Task prompt
Pictures are not part of the copy. Give again exactly the lines from the one with "Reproduce this chart with Plotly." to the one with "import plotly.graph_objects as go", inclusive.

Start of Task inputs

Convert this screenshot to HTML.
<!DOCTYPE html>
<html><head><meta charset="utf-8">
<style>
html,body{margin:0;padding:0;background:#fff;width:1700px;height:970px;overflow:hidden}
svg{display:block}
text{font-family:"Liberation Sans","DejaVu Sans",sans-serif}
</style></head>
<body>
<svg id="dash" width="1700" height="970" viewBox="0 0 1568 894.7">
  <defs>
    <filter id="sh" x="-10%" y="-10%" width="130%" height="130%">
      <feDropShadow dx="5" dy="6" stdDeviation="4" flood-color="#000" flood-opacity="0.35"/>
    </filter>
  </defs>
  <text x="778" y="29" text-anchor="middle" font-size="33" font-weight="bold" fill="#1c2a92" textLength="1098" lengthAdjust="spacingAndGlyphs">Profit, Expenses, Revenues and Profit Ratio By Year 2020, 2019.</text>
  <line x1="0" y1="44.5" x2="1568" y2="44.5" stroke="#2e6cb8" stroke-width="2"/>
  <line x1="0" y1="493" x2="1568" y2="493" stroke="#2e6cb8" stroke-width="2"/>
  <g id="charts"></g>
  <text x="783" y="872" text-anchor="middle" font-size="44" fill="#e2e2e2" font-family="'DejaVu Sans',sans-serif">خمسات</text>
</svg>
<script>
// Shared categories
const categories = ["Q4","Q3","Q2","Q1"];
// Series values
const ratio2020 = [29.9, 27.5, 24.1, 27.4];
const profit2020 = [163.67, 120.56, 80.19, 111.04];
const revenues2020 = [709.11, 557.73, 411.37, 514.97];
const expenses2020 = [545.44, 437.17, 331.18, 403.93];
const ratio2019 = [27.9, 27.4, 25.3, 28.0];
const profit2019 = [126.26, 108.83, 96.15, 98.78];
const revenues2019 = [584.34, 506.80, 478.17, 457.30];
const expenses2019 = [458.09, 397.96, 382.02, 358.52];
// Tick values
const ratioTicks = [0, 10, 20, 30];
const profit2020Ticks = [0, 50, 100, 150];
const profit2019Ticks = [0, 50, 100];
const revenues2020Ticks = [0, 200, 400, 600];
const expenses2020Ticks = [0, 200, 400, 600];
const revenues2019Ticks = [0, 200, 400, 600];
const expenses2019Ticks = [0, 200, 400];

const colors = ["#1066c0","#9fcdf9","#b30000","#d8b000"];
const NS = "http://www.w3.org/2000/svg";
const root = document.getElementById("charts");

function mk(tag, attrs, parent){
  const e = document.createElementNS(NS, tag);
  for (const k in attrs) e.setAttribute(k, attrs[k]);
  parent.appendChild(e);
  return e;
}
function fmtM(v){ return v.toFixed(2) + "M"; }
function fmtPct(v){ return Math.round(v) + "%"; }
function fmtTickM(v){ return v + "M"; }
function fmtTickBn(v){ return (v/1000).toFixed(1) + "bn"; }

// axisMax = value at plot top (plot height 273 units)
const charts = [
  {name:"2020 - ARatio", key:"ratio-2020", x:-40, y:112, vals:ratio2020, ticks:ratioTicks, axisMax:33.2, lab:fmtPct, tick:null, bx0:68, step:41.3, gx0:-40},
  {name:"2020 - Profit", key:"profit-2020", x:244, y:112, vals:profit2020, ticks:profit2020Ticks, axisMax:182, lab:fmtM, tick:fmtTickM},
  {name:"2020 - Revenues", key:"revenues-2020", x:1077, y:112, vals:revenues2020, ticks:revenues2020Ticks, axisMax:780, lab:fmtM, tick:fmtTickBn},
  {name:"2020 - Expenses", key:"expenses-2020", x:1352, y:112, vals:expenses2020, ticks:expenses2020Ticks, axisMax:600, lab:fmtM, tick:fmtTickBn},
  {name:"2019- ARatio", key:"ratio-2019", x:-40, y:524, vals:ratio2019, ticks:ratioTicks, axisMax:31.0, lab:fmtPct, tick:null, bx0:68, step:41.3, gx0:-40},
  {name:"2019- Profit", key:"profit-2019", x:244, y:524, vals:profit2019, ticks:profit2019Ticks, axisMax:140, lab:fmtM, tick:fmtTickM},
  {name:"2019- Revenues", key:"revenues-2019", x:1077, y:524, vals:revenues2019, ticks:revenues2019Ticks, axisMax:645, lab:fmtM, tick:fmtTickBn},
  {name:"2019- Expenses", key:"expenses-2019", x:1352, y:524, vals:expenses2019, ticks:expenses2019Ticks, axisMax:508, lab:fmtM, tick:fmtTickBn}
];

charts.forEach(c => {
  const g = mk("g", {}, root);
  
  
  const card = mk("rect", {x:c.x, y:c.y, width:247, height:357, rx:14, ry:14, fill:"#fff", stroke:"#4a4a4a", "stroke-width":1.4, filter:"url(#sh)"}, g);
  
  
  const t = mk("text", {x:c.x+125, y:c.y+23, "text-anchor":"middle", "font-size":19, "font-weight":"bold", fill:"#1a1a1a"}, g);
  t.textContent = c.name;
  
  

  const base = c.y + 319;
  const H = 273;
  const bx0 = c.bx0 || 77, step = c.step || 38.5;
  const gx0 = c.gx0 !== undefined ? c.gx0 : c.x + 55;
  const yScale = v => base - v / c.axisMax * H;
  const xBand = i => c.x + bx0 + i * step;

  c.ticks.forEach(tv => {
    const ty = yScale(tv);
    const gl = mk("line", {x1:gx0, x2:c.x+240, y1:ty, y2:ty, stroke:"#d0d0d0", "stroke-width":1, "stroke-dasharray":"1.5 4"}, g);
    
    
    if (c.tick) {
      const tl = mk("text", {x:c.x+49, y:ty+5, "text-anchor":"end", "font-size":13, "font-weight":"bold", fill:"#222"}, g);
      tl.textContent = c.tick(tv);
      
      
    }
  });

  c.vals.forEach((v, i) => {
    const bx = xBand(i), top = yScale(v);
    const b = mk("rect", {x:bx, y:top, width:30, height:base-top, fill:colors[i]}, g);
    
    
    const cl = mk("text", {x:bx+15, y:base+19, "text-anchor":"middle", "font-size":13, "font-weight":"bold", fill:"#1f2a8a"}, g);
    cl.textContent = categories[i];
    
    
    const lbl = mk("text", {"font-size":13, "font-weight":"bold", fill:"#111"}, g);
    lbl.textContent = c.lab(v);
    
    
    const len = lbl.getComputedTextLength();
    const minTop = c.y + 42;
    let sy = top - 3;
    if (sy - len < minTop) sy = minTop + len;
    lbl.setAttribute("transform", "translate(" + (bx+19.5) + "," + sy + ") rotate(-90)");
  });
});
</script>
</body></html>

End of Task inputs
Start of Task inputs

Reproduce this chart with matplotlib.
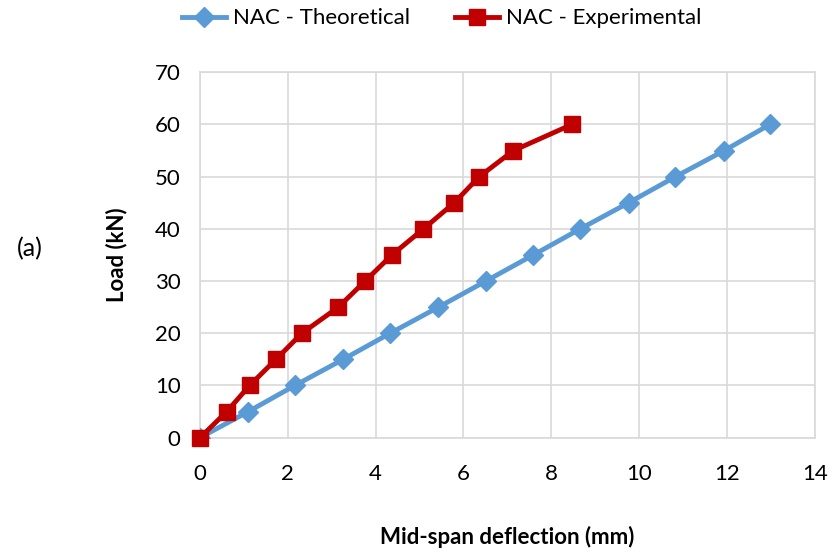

End of Task inputs
Start of Task inputs

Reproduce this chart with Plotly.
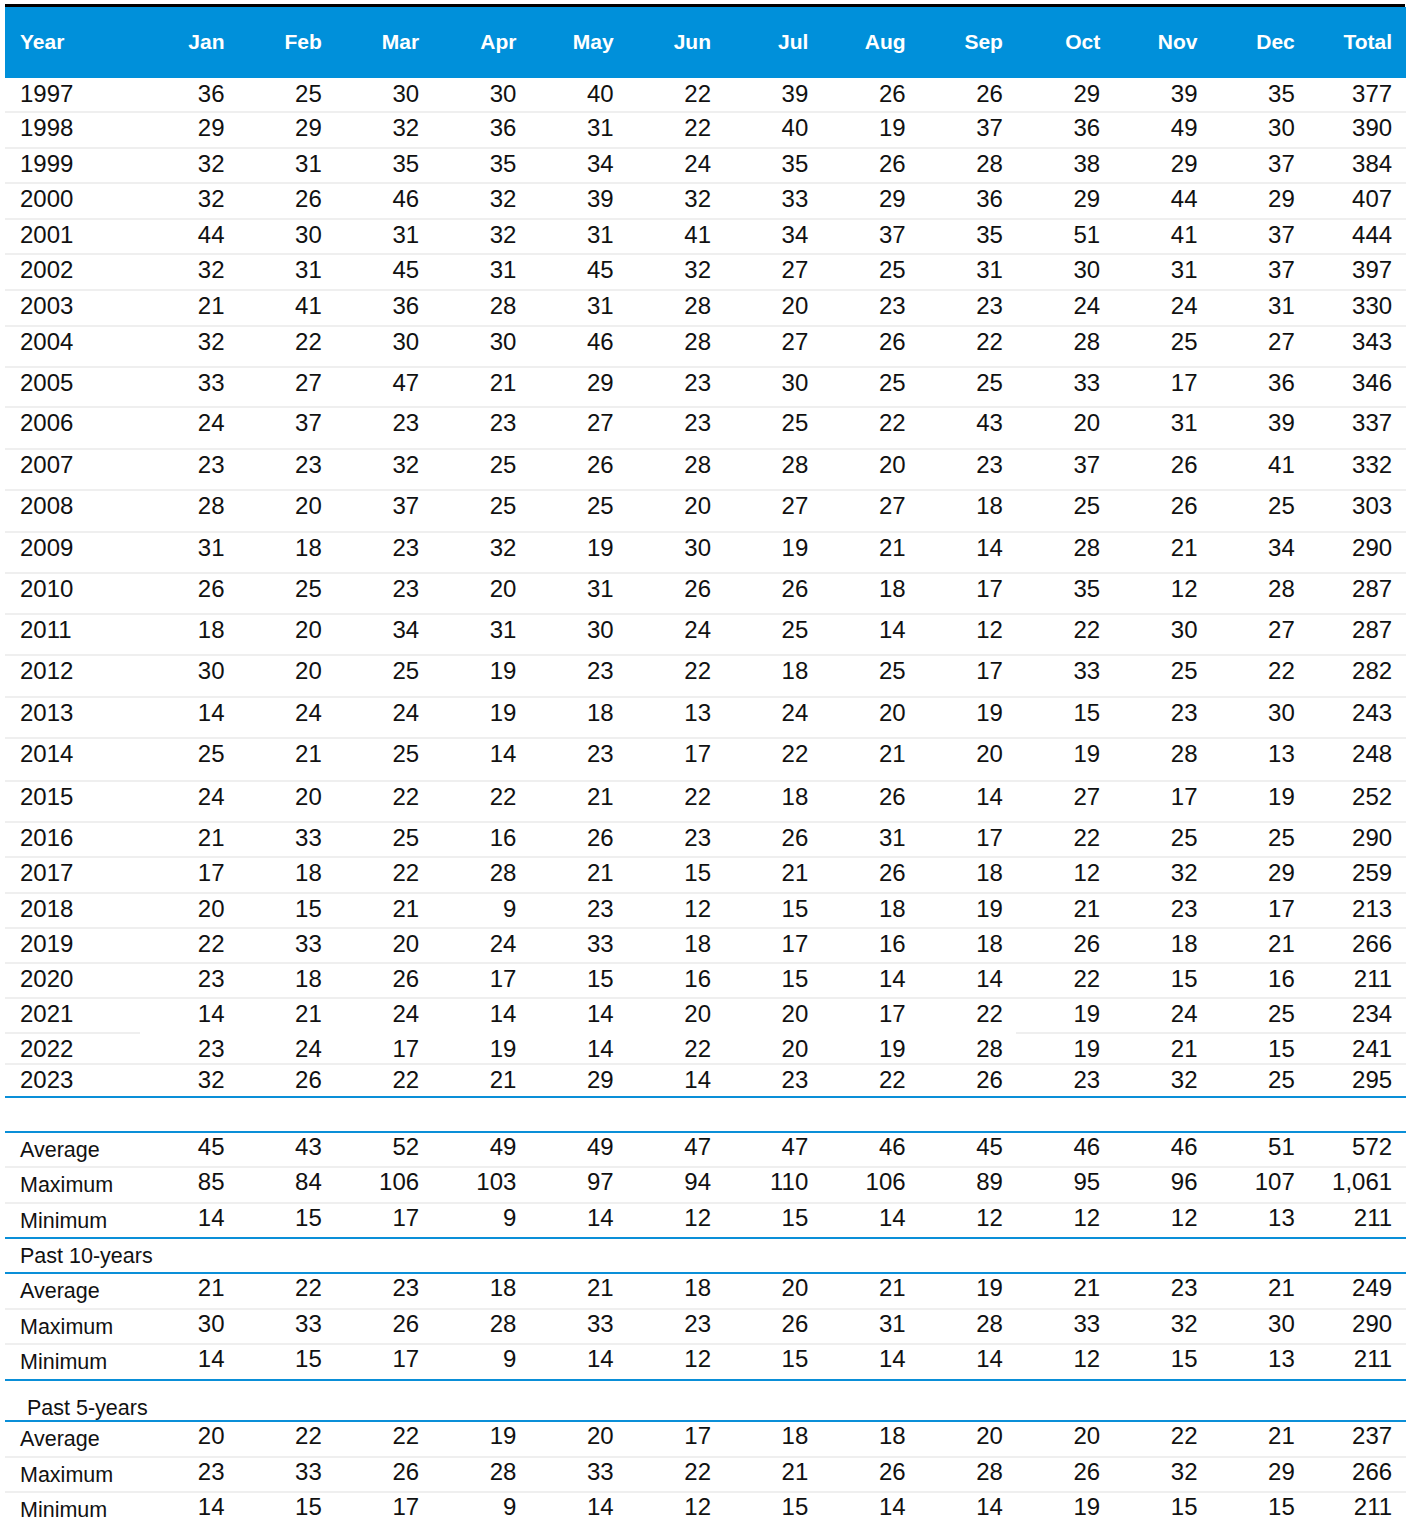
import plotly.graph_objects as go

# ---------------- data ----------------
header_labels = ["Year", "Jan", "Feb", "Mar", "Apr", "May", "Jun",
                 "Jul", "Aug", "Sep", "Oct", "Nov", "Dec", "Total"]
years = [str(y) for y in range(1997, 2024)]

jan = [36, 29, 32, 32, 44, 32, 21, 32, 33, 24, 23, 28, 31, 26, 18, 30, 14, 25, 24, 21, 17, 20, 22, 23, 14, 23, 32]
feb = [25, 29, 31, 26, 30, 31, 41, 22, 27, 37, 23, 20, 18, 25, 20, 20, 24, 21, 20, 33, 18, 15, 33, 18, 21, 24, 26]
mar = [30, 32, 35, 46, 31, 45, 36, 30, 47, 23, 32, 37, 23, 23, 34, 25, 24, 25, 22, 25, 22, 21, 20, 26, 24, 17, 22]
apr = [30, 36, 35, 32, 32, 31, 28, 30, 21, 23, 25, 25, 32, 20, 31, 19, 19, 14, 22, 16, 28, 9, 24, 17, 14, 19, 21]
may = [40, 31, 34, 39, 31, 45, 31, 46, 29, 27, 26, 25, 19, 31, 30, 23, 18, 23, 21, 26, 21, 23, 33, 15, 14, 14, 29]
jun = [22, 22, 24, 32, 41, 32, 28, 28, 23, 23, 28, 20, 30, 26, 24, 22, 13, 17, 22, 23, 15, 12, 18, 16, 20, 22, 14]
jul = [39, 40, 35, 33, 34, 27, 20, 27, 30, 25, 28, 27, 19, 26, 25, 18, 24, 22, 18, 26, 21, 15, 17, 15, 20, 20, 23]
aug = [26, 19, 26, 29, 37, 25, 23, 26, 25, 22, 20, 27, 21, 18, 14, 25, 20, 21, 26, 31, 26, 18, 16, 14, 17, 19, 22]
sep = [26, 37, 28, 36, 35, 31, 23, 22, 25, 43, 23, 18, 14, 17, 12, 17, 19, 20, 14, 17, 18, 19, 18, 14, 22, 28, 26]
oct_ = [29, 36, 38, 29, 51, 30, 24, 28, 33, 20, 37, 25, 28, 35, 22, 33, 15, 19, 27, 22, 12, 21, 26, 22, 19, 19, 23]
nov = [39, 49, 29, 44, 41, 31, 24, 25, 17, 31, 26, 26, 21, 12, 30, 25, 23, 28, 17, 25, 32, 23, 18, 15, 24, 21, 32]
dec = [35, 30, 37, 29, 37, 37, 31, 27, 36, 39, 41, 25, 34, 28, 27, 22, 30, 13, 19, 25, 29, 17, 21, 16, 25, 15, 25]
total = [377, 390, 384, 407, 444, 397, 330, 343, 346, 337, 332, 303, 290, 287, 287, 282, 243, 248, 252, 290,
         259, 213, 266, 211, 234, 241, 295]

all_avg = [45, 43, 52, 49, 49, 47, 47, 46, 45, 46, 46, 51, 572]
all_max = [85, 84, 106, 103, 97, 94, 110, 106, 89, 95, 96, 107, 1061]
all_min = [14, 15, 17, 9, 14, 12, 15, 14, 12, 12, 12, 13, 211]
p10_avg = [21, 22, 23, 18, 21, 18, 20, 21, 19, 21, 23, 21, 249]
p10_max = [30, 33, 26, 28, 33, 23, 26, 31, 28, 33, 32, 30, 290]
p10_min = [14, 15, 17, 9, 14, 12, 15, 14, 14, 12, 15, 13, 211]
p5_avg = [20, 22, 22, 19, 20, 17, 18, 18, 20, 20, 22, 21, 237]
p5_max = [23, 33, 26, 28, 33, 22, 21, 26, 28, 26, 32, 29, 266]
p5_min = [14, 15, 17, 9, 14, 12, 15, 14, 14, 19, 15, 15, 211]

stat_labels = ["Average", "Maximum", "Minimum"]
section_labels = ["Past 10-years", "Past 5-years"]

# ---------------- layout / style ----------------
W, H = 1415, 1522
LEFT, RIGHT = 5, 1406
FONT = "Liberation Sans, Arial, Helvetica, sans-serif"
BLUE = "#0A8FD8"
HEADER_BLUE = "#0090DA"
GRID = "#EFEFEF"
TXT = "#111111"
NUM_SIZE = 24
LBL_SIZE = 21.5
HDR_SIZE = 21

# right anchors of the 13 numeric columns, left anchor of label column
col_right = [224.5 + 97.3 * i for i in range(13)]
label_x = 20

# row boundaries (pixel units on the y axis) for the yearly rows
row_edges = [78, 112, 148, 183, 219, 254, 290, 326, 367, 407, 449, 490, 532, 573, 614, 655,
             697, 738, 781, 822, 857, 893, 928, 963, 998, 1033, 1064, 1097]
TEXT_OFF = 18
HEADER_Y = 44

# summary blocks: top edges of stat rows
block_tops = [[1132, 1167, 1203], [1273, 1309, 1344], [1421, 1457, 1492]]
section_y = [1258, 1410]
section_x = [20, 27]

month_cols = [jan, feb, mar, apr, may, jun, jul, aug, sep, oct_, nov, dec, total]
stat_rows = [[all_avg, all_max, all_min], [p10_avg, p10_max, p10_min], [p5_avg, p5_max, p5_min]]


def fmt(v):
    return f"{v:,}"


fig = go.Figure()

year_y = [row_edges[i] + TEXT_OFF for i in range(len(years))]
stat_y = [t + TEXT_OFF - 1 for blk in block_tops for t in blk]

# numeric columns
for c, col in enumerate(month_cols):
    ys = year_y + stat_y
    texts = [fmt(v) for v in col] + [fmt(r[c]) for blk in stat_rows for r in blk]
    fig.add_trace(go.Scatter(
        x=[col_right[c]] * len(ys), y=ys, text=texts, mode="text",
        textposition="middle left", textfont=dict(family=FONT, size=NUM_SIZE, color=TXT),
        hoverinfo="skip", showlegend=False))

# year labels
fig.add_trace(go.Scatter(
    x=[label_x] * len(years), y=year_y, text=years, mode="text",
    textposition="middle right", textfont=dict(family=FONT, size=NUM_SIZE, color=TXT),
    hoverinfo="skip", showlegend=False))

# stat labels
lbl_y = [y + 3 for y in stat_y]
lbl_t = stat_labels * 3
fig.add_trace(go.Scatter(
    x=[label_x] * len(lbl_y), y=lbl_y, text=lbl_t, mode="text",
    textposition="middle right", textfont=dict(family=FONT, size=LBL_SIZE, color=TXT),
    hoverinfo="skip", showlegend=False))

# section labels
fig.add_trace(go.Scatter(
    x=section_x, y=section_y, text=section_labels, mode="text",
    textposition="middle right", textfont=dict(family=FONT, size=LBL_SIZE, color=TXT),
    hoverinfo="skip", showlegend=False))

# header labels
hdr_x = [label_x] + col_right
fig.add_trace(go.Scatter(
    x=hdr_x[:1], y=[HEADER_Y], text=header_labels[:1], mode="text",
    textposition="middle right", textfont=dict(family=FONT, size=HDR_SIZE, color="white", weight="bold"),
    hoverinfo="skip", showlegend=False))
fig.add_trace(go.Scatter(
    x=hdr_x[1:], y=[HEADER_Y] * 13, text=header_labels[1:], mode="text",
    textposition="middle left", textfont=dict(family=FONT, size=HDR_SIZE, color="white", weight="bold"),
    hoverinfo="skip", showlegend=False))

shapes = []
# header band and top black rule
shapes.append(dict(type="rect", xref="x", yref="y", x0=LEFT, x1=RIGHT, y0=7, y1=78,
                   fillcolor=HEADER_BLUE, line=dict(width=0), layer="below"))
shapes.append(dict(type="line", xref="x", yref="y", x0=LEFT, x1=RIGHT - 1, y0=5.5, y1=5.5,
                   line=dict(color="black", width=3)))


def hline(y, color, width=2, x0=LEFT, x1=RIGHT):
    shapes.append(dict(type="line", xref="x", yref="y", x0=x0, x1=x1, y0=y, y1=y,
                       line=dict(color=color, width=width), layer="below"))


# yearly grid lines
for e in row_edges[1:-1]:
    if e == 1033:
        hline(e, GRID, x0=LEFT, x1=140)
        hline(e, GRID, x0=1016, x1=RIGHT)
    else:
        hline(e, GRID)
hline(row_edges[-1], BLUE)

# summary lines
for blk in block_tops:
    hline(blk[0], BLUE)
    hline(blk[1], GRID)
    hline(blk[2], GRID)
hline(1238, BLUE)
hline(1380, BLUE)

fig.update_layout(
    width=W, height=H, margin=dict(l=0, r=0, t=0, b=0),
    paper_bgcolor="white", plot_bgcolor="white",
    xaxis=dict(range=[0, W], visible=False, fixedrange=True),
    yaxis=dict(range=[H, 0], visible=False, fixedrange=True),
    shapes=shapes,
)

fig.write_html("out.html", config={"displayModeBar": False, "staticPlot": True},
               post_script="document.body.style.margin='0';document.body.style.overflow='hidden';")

End of Task inputs

Final answer
Reproduce this chart with Plotly.
import plotly.graph_objects as go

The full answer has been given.